Apple's headquarters in Cork, Ireland, via Flickr user Sigalakos.

Ireland's Finance Minister Michael Noonan said on Tuesday that he plans to push legislation to close a loophole in the country's corporate tax laws that allows companies like Apple, Google and Microsoft to avoid paying billions of dollars in taxes.


Noonan's promise to amend Ireland's tax code comes after calls for reform from U.S. Senators John McCain and Carl Levin, who in March said Ireland was a "tax haven" for multinational companies like Apple, reports Bloomberg.

"I will be bringing forward a change to ensure that Irish registered companies cannot be 'stateless' in terms of their place of tax residency," Noonan said. "Ireland wants to be part of the solution to this global tax challenge, not part of the problem."

The statement marks a change in course from a decision passed by the Irish parliament's finance committee in July, which voted to not question Apple and Google over their use of the country's tax code.

Apple's tax strategy leverages an Irish law that holds a company as a tax resident of the country from which it is managed, not incorporated. This means the usual 12.5 percent Irish tax rate is not applied to profit funneled to Apple's headquarters in Cork, which has long been the company's base of operations for the growing EMEA and Asia/Pacific regions. By the same token, the Irish subsidiary is well out of U.S. jurisdiction, meaning Apple is holding tens of billions of dollars in international earnings tax free.

What Noonan did not comment on is a tax avoidance strategy famously dubbed the "Double Irish with a Dutch Sandwich," which has been successfully employed by multiple domestic corporations to shelter income from high U.S. rates.

The process involves setting up an Irish subsidiary, such as Apple's headquarters in Cork, which is paid profits on products sold in the U.S. as royalties on patents owned by the company. These patents are assigned to an offshore entity located in a no-tax country, like the Caribbean, meaning Irish tax is not applicable to said income.

International profits are directed to a second subsidiary in Ireland, which takes advantage of Irish treaties with other European countries that lets companies pass money across borders tax free. The Netherlands is a state that participates in this arrangement and is a popular transit point, thus adding the "Dutch Sandwich" to the nickname. Once routed through the Netherlands, the money is sent back to the main subsidiary, where it can be freely moved to the Caribbean or Cayman Islands.

"We pay all the taxes we owe" - Apple CEO Tim CookIn testimony given to the U.S. Senate Permanent Subcommittee on Investigations in May, Apple CEO Tim Cook made clear that his company uses no "tax gimmicks" to dodge federal bills, including strategies like the "Double Irish."

"Apple has real operations in real places with Apple employees selling real products to real customers," Cook said. "We pay all of the taxes we owe — every single dollar.
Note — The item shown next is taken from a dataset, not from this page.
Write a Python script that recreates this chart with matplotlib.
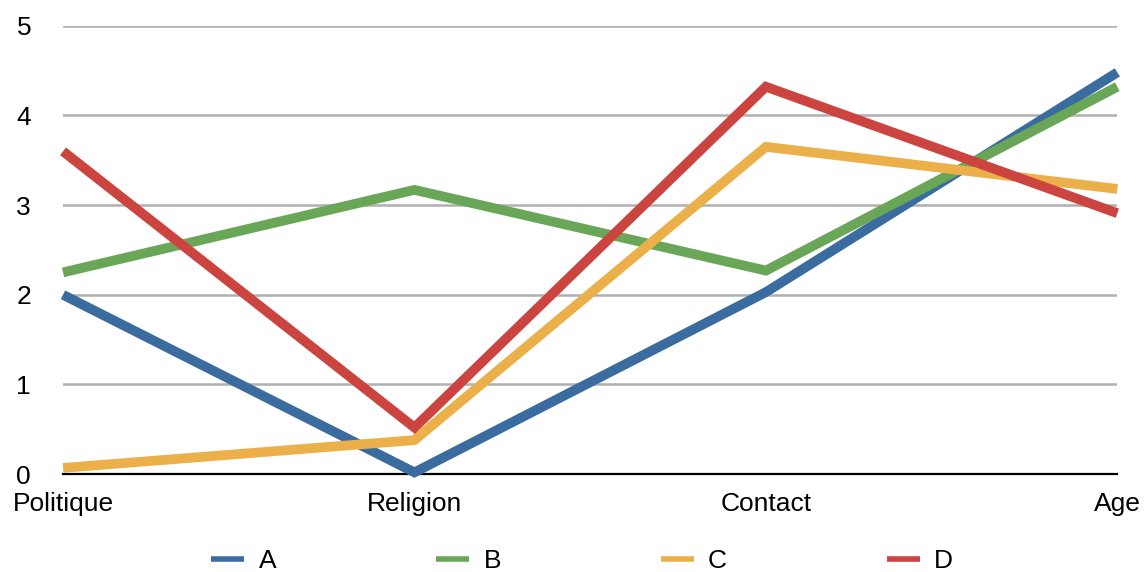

We not only comply with the laws, but we comply with the spirit of the laws."

Because of the massive profits it generated over the past few years, Apple is perhaps the most visible corporation to hold an offshore cash pile. Congress claimed Apple cut some $74 billion off its tax bill between 2009 and 2012, but that money is simply, and legally, sitting in Ireland.

For its part, the SEC recently concluded an investigation of Apple's domestic and international tax practices, deciding only to suggest the company clarify that its "foreign" cash holdings are located in Ireland. No further action is planned.